Retype the opening lines of the listing below, ending with the line that contains "from bokeh.resources import INLINE", and leave out any pictures.
[START OF Given material]
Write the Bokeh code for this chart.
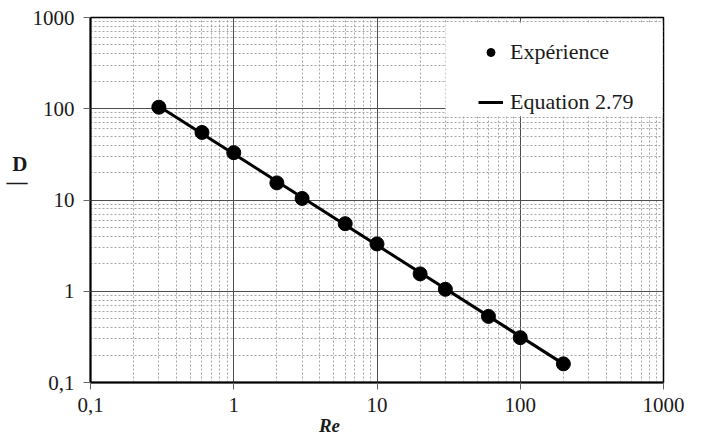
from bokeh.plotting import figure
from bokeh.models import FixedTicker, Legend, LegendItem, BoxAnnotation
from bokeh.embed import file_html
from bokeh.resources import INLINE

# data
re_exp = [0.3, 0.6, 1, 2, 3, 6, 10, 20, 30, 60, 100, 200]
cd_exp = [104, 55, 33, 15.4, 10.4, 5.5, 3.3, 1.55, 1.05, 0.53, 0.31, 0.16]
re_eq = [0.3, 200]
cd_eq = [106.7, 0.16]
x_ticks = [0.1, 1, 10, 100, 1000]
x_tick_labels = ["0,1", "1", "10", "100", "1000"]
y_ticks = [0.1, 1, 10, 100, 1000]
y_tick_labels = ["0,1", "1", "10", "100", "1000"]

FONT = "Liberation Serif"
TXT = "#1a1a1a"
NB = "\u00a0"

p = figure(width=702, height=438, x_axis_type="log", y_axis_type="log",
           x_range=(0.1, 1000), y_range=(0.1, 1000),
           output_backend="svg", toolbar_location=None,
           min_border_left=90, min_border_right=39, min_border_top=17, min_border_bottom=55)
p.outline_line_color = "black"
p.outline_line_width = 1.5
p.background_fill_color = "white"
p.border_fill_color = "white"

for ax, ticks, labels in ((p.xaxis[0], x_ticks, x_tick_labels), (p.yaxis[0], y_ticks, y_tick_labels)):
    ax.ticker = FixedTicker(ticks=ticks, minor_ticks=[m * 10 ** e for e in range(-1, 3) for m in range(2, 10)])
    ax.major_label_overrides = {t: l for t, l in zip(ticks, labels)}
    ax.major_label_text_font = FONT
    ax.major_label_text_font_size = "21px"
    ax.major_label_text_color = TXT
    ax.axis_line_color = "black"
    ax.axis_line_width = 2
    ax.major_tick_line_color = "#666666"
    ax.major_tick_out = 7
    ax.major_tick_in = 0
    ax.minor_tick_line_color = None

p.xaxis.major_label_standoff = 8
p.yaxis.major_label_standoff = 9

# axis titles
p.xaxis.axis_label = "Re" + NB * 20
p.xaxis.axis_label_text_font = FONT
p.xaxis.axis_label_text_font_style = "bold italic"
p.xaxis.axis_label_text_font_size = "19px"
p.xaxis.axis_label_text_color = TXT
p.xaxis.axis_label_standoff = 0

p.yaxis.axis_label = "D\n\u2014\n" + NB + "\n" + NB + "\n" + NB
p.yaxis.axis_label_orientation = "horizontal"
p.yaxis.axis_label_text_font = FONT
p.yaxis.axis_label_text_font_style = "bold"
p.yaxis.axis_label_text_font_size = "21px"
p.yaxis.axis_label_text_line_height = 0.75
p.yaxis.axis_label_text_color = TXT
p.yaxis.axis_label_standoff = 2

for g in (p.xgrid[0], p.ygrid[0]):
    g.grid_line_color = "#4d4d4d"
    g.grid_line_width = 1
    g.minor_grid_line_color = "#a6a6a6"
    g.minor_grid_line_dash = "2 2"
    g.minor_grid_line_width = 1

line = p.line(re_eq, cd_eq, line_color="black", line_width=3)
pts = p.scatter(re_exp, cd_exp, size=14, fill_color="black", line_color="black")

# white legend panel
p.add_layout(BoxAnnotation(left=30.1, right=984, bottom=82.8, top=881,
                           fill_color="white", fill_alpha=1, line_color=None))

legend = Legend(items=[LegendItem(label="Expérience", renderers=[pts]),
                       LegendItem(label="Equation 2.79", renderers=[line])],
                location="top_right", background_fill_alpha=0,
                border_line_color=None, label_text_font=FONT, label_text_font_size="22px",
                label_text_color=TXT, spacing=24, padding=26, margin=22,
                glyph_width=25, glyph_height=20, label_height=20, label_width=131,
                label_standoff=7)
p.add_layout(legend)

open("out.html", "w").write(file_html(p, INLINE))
[END OF Given material]
**Solution**
Write the Bokeh code for this chart.
from bokeh.plotting import figure
from bokeh.models import FixedTicker, Legend, LegendItem, BoxAnnotation
from bokeh.embed import file_html
from bokeh.resources import INLINE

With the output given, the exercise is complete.